For Earth Month, April, 2021 we will be featuring “Love Letters to the Earth” during our April 25 online Sunday celebration service. Would you consider writing a Love Letter?

Guidelines: Love Letters to the Earth should be a concrete and specific as possible. 150-200 words. Probably best to focus on one love subject rather than a love catalogue. For example, rather than writing a love letter to all birds everywhere, choose a specific bird—from your memory, from your front yard or from your imagination. Or you might even focus your love letter on a single feather that floated down gracefully one day as a bird flew overhead—a heavenly handkerchief from a flirtatious dove! We’d like the love letters to be visual/sensory, full of details that spark our imagination and activate our senses. Again, 150-200 words. Please record yourself sharing your love letter on your phone, landscape rather than portrait, and text your video to jeff@dayspringumc.org by April 14th (if you need assistance sending your file, please reach out to Andrea: andrea@dayspringumc.org).

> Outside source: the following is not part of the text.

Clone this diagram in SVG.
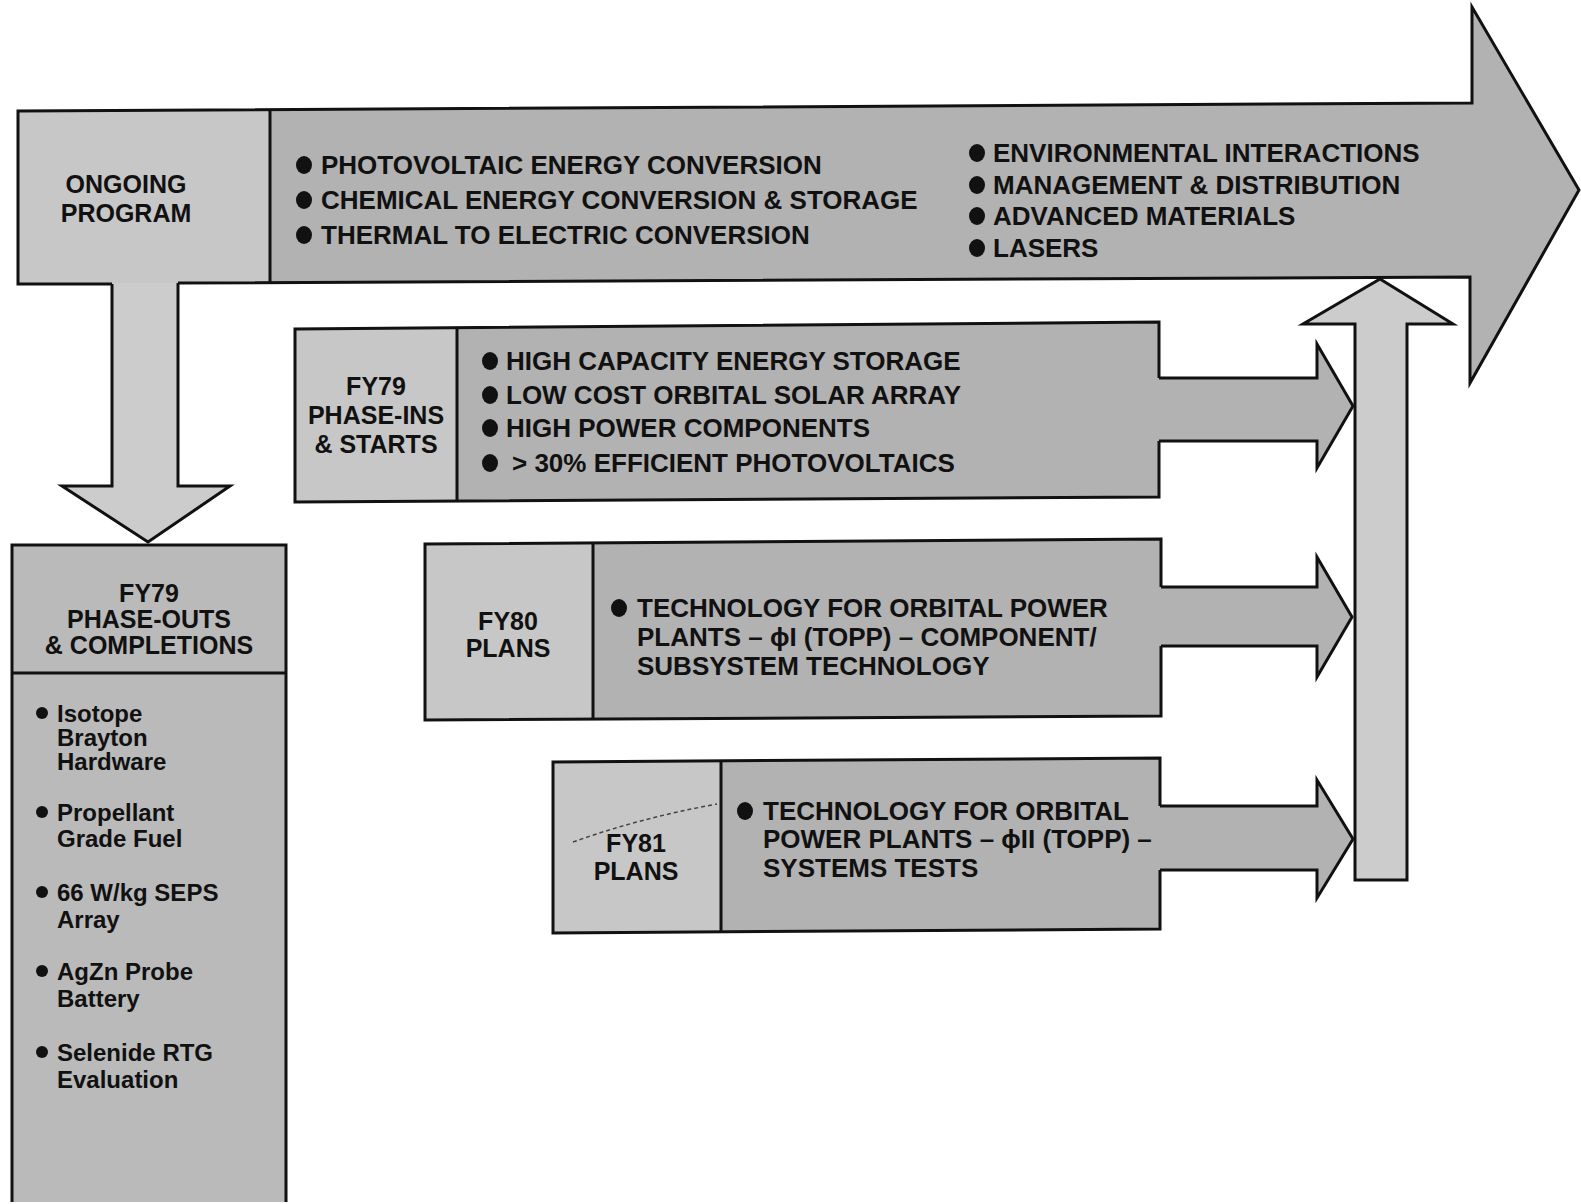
<svg xmlns="http://www.w3.org/2000/svg" width="1581" height="1204" viewBox="0 0 1581 1204">
<style>
.t{font-family:"Liberation Sans",Arial,Helvetica,sans-serif;font-weight:bold;fill:#111}
.b26{font-size:26px}
.h25{font-size:25px;text-anchor:middle}
.s24{font-size:24px}
.ol{fill:none;stroke:#111;stroke-width:3;stroke-linejoin:miter}
.ln{stroke:#111;stroke-width:3}
.dark{fill:#b2b2b2}
.mid{fill:#bababa}
.light{fill:#c7c7c7}
.arrow{fill:#cccccc}
.dot{fill:#111}
</style>
<defs>
<ellipse id="bul" rx="8" ry="9" class="dot"/>
<circle id="sbul" r="6" class="dot"/>
</defs>
<rect x="0" y="0" width="1581" height="1204" fill="#fff"/>

<g id="ongoing-program">
<polygon class="dark" points="18,111 1472,103 1472,7 1579,190 1470,383 1470,277 18,284"/>
<polygon class="light" points="18,111 270,110 270,283 18,284"/>
<path class="ol" d="M112,284 L18,284 L18,111 L1472,103 L1472,7 L1579,190 L1470,383 L1470,277 L178,283"/>
<line class="ln" x1="270" y1="110" x2="270" y2="283"/>
<text class="t h25" x="126" y="193">ONGOING</text>
<text class="t h25" x="126" y="222">PROGRAM</text>
<use href="#bul" x="304" y="165"/>
<use href="#bul" x="304" y="200"/>
<use href="#bul" x="304" y="235"/>
<text class="t b26" x="321" y="174">PHOTOVOLTAIC ENERGY CONVERSION</text>
<text class="t b26" x="321" y="209">CHEMICAL ENERGY CONVERSION &amp; STORAGE</text>
<text class="t b26" x="321" y="244">THERMAL TO ELECTRIC CONVERSION</text>
<use href="#bul" x="977" y="153"/>
<use href="#bul" x="977" y="185"/>
<use href="#bul" x="977" y="216"/>
<use href="#bul" x="977" y="248"/>
<text class="t b26" x="993" y="162">ENVIRONMENTAL INTERACTIONS</text>
<text class="t b26" x="993" y="194">MANAGEMENT &amp; DISTRIBUTION</text>
<text class="t b26" x="993" y="225">ADVANCED MATERIALS</text>
<text class="t b26" x="993" y="257">LASERS</text>
</g>

<g id="fy79-phase-outs">
<rect class="mid" x="12" y="545" width="274" height="657"/>
<path class="ol" d="M12,1202 L12,545 L286,545 L286,1202"/>
<line class="ln" x1="12" y1="673" x2="286" y2="673"/>
<text class="t h25" x="149" y="602">FY79</text>
<text class="t h25" x="149" y="628">PHASE-OUTS</text>
<text class="t h25" x="149" y="654">&amp; COMPLETIONS</text>
<use href="#sbul" x="42" y="713"/>
<text class="t s24" x="57" y="722">Isotope</text>
<text class="t s24" x="57" y="746">Brayton</text>
<text class="t s24" x="57" y="770">Hardware</text>
<use href="#sbul" x="42" y="812"/>
<text class="t s24" x="57" y="821">Propellant</text>
<text class="t s24" x="57" y="847">Grade Fuel</text>
<use href="#sbul" x="42" y="892"/>
<text class="t s24" x="57" y="901">66 W/kg SEPS</text>
<text class="t s24" x="57" y="928">Array</text>
<use href="#sbul" x="42" y="971"/>
<text class="t s24" x="57" y="980">AgZn Probe</text>
<text class="t s24" x="57" y="1007">Battery</text>
<use href="#sbul" x="42" y="1052"/>
<text class="t s24" x="57" y="1061">Selenide RTG</text>
<text class="t s24" x="57" y="1088">Evaluation</text>
</g>

<g id="fy79-phase-ins">
<polygon class="dark" points="295,329 1159,322 1159,497 295,502"/>
<polygon class="light" points="295,329 457,328 457,501 295,502"/>
<path class="ol" d="M1159,378 L1159,322 L295,329 L295,502 L1159,497 L1159,441"/>
<line class="ln" x1="457" y1="328" x2="457" y2="501"/>
<text class="t h25" x="376" y="395">FY79</text>
<text class="t h25" x="376" y="424">PHASE-INS</text>
<text class="t h25" x="376" y="453">&amp; STARTS</text>
<use href="#bul" x="490" y="361"/>
<use href="#bul" x="490" y="395"/>
<use href="#bul" x="490" y="428"/>
<use href="#bul" x="490" y="463"/>
<text class="t b26" x="506" y="370">HIGH CAPACITY ENERGY STORAGE</text>
<text class="t b26" x="506" y="404">LOW COST ORBITAL SOLAR ARRAY</text>
<text class="t b26" x="506" y="437">HIGH POWER COMPONENTS</text>
<text class="t b26" x="512" y="472">&gt; 30% EFFICIENT PHOTOVOLTAICS</text>
</g>

<g id="fy80-plans">
<polygon class="dark" points="425,544 1161,539 1161,716 425,720"/>
<polygon class="light" points="425,544 593,543 593,719 425,720"/>
<path class="ol" d="M1161,587 L1161,539 L425,544 L425,720 L1161,716 L1161,646"/>
<line class="ln" x1="593" y1="543" x2="593" y2="719"/>
<text class="t h25" x="508" y="630">FY80</text>
<text class="t h25" x="508" y="657">PLANS</text>
<use href="#bul" x="619" y="608"/>
<text class="t b26" x="637" y="617">TECHNOLOGY FOR ORBITAL POWER</text>
<text class="t b26" x="637" y="646">PLANTS – ϕI (TOPP) – COMPONENT/</text>
<text class="t b26" x="637" y="675">SUBSYSTEM TECHNOLOGY</text>
</g>

<g id="fy81-plans">
<polygon class="dark" points="553,762 1160,758 1160,929 553,933"/>
<polygon class="light" points="553,762 721,761 721,933 553,933"/>
<path class="ol" d="M1160,806 L1160,758 L553,762 L553,933 L1160,929 L1160,870"/>
<line class="ln" x1="721" y1="761" x2="721" y2="933"/>
<path d="M573,842 Q640,818 717,804" fill="none" stroke="#444" stroke-width="1.5" stroke-dasharray="4 3"/>
<text class="t h25" x="636" y="852">FY81</text>
<text class="t h25" x="636" y="880">PLANS</text>
<use href="#bul" x="745" y="811"/>
<text class="t b26" x="763" y="820">TECHNOLOGY FOR ORBITAL</text>
<text class="t b26" x="763" y="848">POWER PLANTS – ϕII (TOPP) –</text>
<text class="t b26" x="763" y="877">SYSTEMS TESTS</text>
</g>

<g id="connectors">
<polygon class="arrow" points="112,283 178,283 178,486 230,486 148,542 62,486 112,486"/>
<path class="ol" d="M112,284 L112,486 L62,486 L148,542 L230,486 L178,486 L178,283"/>
<polygon class="dark" points="1159,378 1317,378 1317,344 1353,406 1317,468 1317,441 1159,441"/>
<path class="ol" d="M1159,378 L1317,378 L1317,344 L1353,406 L1317,468 L1317,441 L1159,441"/>
<polygon class="dark" points="1161,587 1317,587 1317,557 1352,617 1317,677 1317,646 1161,646"/>
<path class="ol" d="M1161,587 L1317,587 L1317,557 L1352,617 L1317,677 L1317,646 L1161,646"/>
<polygon class="dark" points="1160,806 1317,806 1317,780 1353,839 1317,898 1317,870 1160,870"/>
<path class="ol" d="M1160,806 L1317,806 L1317,780 L1353,839 L1317,898 L1317,870 L1160,870"/>
<polygon class="arrow" points="1355,880 1355,324 1303,324 1380,279 1453,324 1407,324 1407,880"/>
<path class="ol" d="M1355,880 L1355,324 L1303,324 L1380,279 L1453,324 L1407,324 L1407,880 Z"/>
</g>
</svg>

Here’s an example, my own Love Letter to the Earth:

One of my fondest childhood memories was hiking into Havasupai with my father and his scout troop. I was seven years old. My dad carried my sleeping bag and everything else I would need. I carried but one thing: a half-gallon tin can looped with a rope handle. Perhaps a few river-polished stones or a disgruntled toad—I don’t remember exactly what I collected and carried in the can. But that childhood memory has come to symbolize for me an unquenchable curiosity, a desire to understand our world of wonders. A couple of years ago, I was able to return to Havasupai with my own family. Descending into the canyon, getting up close and personal with the layers of sedimentary rock–literally going back through time, millions of years. With age comes beauty! And the magnificence of those falls, their crystal waters painted turquoise by the limestone underneath.

Emily Dickenson once remarked, “’Consider the lilies of the field,’ is one commandment I’ve never broken.” Cultivating a deeper sense of awareness and awe has become for me the heart of prayer and spirituality. With Jesus and Emily, may we consider the birds of the air and the lilies of the field and the falls and canyons of our Creator. And respond with gratitude and care.